整備当初のCS2。青い帯は自転車レーンに似ているが、法的効力の無い単なるガイドであり、既存の車線と重複している。のちに市民からの強い批判で自転車道に改修された。Google Maps (2014, @51.5146076,-0.0737837)

過去の関連記事「未分離区間の残るCycle Superhighway 2

ガイドラインでは「外側線の外側に」との条件が明記され、この曖昧さが解消されました。この補足は委員会提言にあった整備形態の選択フローチャート案から引っ張ってきたものですね。

安全で快適な自転車利用環境創出の促進に関する検討委員会 (2016, p.23)

自転車レーンと同等の通行空間を「車道混在」と呼ぶ謎

もう一つの大きな変更点は、提言の後段(自転車レーンを整備できる空間がある場合でも混在通行を選択肢に入れる理由の説明)が丸ごとカットされたことですが、ガイドラインの他のページ(p.I-16)にも提言が無加工のまま掲載されている箇所があるので、ガイドラインが有識者委員会の意向を否定したという訳ではないでしょう。
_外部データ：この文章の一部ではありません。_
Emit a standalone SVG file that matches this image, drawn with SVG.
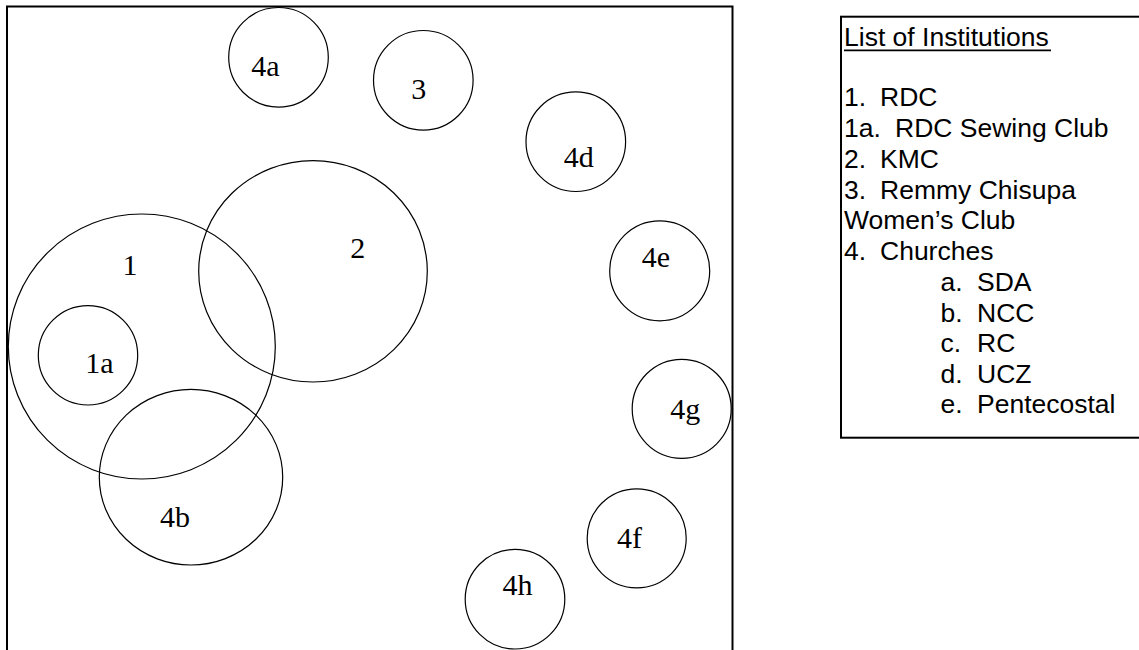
<svg xmlns="http://www.w3.org/2000/svg" width="1139" height="650" viewBox="0 0 1139 650">
<style>
.frame{fill:none;stroke:#000;stroke-width:2}
.c{fill:none;stroke:#000;stroke-width:1.2}
.lbl{font-family:"Liberation Serif","Times New Roman",serif;font-size:30px;fill:#000;text-anchor:middle}
.lst{font-family:"Liberation Sans",Arial,sans-serif;font-size:26.5px;fill:#000}
</style>
<rect width="1139" height="650" fill="#fff"/>
<rect class="frame" x="7" y="6.5" width="725.5" height="700"/>
<g id="node-1"><ellipse class="c" cx="141.8" cy="346.5" rx="133.5" ry="132.5"/><text class="lbl" x="130" y="275">1</text></g>
<g id="node-1a"><circle class="c" cx="88" cy="355.3" r="49.7"/><text class="lbl" x="99.3" y="373.3">1a</text></g>
<g id="node-2"><ellipse class="c" cx="313" cy="271.3" rx="114.3" ry="110.7"/><text class="lbl" x="357.8" y="258.3">2</text></g>
<g id="node-3"><circle class="c" cx="423.3" cy="80.3" r="49.8"/><text class="lbl" x="418.7" y="99">3</text></g>
<g id="node-4a"><circle class="c" cx="278.5" cy="57.3" r="49.8"/><text class="lbl" x="265.3" y="76">4a</text></g>
<g id="node-4b"><ellipse class="c" cx="191" cy="477.2" rx="91.7" ry="87.8"/><text class="lbl" x="175" y="526.7">4b</text></g>
<g id="node-4d"><circle class="c" cx="575.8" cy="141.7" r="49.8"/><text class="lbl" x="578.8" y="166.7">4d</text></g>
<g id="node-4e"><circle class="c" cx="659.7" cy="270.8" r="50"/><text class="lbl" x="655.8" y="266.7">4e</text></g>
<g id="node-4g"><circle class="c" cx="681.7" cy="408.8" r="49.5"/><text class="lbl" x="685.3" y="419.3">4g</text></g>
<g id="node-4f"><circle class="c" cx="636.7" cy="538.3" r="49.5"/><text class="lbl" x="629.5" y="548.3">4f</text></g>
<g id="node-4h"><circle class="c" cx="515" cy="599.2" r="49.8"/><text class="lbl" x="517.5" y="595">4h</text></g>
<g id="connectors"></g>
<g id="legend">
<rect class="frame" x="841" y="16.7" width="400" height="421"/>
<text class="lst" x="844" y="45.7">List of Institutions</text>
<line x1="844" y1="50.3" x2="1051" y2="50.3" stroke="#000" stroke-width="1.7"/>
<text class="lst" y="106"><tspan x="844">1.</tspan><tspan x="880">RDC</tspan></text>
<text class="lst" y="136.7"><tspan x="844">1a.</tspan><tspan x="895">RDC Sewing Club</tspan></text>
<text class="lst" y="167.7"><tspan x="844">2.</tspan><tspan x="880">KMC</tspan></text>
<text class="lst" y="199"><tspan x="844">3.</tspan><tspan x="880">Remmy Chisupa</tspan></text>
<text class="lst" x="844" y="229.3">Women’s Club</text>
<text class="lst" y="260"><tspan x="844">4.</tspan><tspan x="880">Churches</tspan></text>
<text class="lst" y="291"><tspan x="940.5">a.</tspan><tspan x="977">SDA</tspan></text>
<text class="lst" y="321.7"><tspan x="940.5">b.</tspan><tspan x="977">NCC</tspan></text>
<text class="lst" y="352.3"><tspan x="940.5">c.</tspan><tspan x="977">RC</tspan></text>
<text class="lst" y="383.3"><tspan x="940.5">d.</tspan><tspan x="977">UCZ</tspan></text>
<text class="lst" y="413.3"><tspan x="940.5">e.</tspan><tspan x="977">Pentecostal</tspan></text>
</g>
</svg>
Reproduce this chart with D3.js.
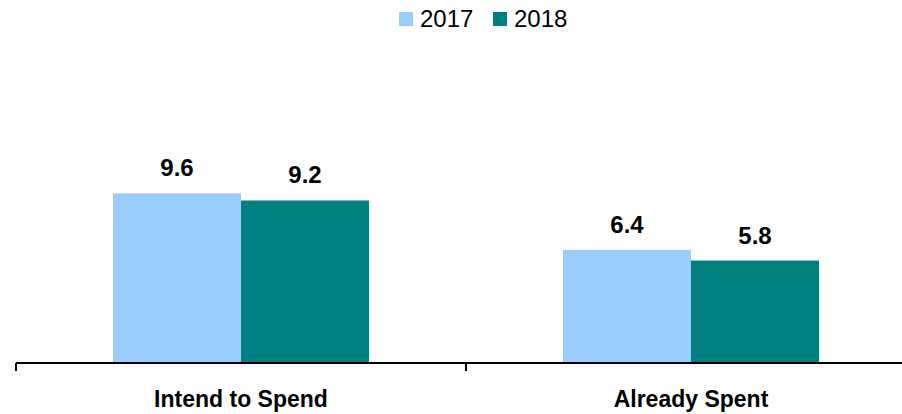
<!DOCTYPE html>
<html>
<head>
<meta charset="utf-8">
<script src="https://cdn.jsdelivr.net/npm/d3@7"></script>
<style>
  body { margin: 0; background: #fff; }
  text { font-family: "Liberation Sans", Arial, sans-serif; }
</style>
</head>
<body>
<script>
// DATA
const categories = ["Intend to Spend", "Already Spent"];
const years = ["2017", "2018"];
const values2017 = [9.6, 6.4];
const values2018 = [9.2, 5.8];
const colors = ["#99ccff", "#008080"];

const rows = categories.map((c, i) => ({
  category: c,
  vals: [{year: years[0], value: values2017[i]}, {year: years[1], value: values2018[i]}]
}));

// D3
const svg = d3.select("body")
  .append("svg")
  .attr("width", 902)
  .attr("height", 414);

const margin = {top: 151, right: -14, bottom: 51, left: 16};
const width = +svg.attr("width") - margin.left - margin.right;
const height = +svg.attr("height") - margin.top - margin.bottom;

const x0 = d3.scaleBand()
  .domain(categories)
  .range([0, width]);

const x1 = d3.scaleBand()
  .domain(years)
  .range([0, 256])
  .padding(0);

const y = d3.scaleLinear()
  .domain([0, 12])
  .range([height, 0]);

const g = svg.append("g")
  .attr("transform", "translate(" + margin.left + "," + margin.top + ")");

const groups = g.selectAll(".grp").data(rows)
  .enter()
  .append("g")
  .attr("class", "grp")
  .attr("transform", d => "translate(" + (x0(d.category) + (x0.bandwidth() - 256) / 2) + ",0)");

groups.selectAll("rect").data(d => d.vals)
  .enter()
  .append("rect")
  .attr("x", d => x1(d.year))
  .attr("y", d => y(d.value))
  .attr("width", x1.bandwidth())
  .attr("height", d => height - y(d.value))
  .attr("fill", (d, i) => colors[i]);

groups.selectAll(".lbl").data(d => d.vals)
  .enter()
  .append("text")
  .attr("class", "lbl")
  .attr("x", d => x1(d.year) + x1.bandwidth() / 2)
  .attr("y", d => y(d.value) - 17)
  .attr("text-anchor", "middle")
  .attr("font-size", 24)
  .attr("font-weight", "bold")
  .attr("fill", "#000")
  .text(d => d.value.toFixed(1));

// x axis with ticks between categories
const axis = g.append("g")
  .attr("transform", "translate(0," + height + ")");

axis.append("line")
  .attr("x1", 0).attr("x2", width)
  .attr("stroke", "#000").attr("stroke-width", 2);

axis.selectAll(".tk").data(categories)
  .enter()
  .append("line")
  .attr("x1", d => x0(d)).attr("x2", d => x0(d))
  .attr("y1", 0).attr("y2", 8)
  .attr("stroke", "#000").attr("stroke-width", 2);

axis.selectAll(".cat").data(categories)
  .enter()
  .append("text")
  .attr("x", d => x0(d) + x0.bandwidth() / 2)
  .attr("y", 44)
  .attr("text-anchor", "middle")
  .attr("font-size", 23)
  .attr("font-weight", "bold")
  .attr("fill", "#000")
  .text(d => d);

// legend
const legend = svg.append("g");
const legendX = [399, 493];
years.forEach((yr, i) => {
  legend.append("rect")
    .attr("x", legendX[i]).attr("y", 12)
    .attr("width", 14).attr("height", 14)
    .attr("fill", colors[i]);
  legend.append("text")
    .attr("x", legendX[i] + 21).attr("y", 27)
    .attr("font-size", 24)
    .attr("fill", "#000")
    .text(yr);
});
</script>
</body>
</html>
そもそも混在通行と言っても、自転車レーン相当の幅員を確保した混在通行とは下図のようなデザインで、物理的な実態は自転車レーンとほとんど同じです。違いと言えば、そこをモーターバイクが走行することが法的に黒かグレーかくらいでしょう (*)。

* 周知や取り締まりが伴っていない現在は自転車レーンを違法通行するモーターバイクが後を絶たないので、実効上は違いがない。

委員会提言とガイドラインが共通して示すデザイン例
国土交通省道路局・警察庁交通局 (2016, p.II-24 (p.62))

部分拡大
国土交通省道路局・警察庁交通局 (2016, p.II-24 (p.62))

「視覚的に区分された混在」という謎の分類をわざわざ設ける意図は一体なんなのでしょうか。委員会提言はその理由(採用条件)を、
自転車ネットワーク形成が初期段階のため、若しくは交通環境その他の要因のため、自転車専用通行帯の規制を行うことが困難である場合
と説明していましたが、前段の「初期段階だから」は単体では合理的根拠にならず説明不足です。後段は漠然としていて要領を得ません。

正式な自転車レーンの方が整備費用が高いからでしょうか? しかし提言はペイント面積を極限まで減らしたデザインの自転車レーンも例示しています。塗料の使用量はほとんど変わらないでしょう。専用通行帯の標識も数箇所に立てるだけです。

路上駐停車が大量発生しているからでしょうか? しかし現行の道路交通法は駐(停)車禁止の一律適用対象に自転車専用通行帯を含めていない (*) ので、「正式な自転車レーンだと駐停車問題を解決しておかなければならないから暫定形態」というロジックは成立しません。実際、路駐需要が旺盛な区間であっても自転車レーンを整備してしまい、機能不全に陥っている例は数多あります。逆に、暫定形態なら路上駐車でみっしり塞がっていてもOKという訳でもないでしょう。

* 44条と45条。なおオランダの交通法 (RVV 1990, Artikel 23, 1b) は停車禁止場所に自転車レーンを含めています。

他に考えられるのは、自転車レーン相当の幅員確保を原則として掲げる (*) ことで、「我々は安全に配慮している」とのポーズを示し、「危険な幹線道路での正真正銘の混在通行は本当に止むを得ない場合だけの応急策」との印象を与えるため——そう考えれば、明らかに分離された形態を「混在」と称する錯乱ぶりも多少は理解できます。

* 視覚的に分離された「混在」通行空間という選択肢の初出は、改定ガイドライン策定前の有識者委員会(2014〜2016年開催)ではなく、初版ガイドライン策定前の有識者委員会(2011〜2012年開催)。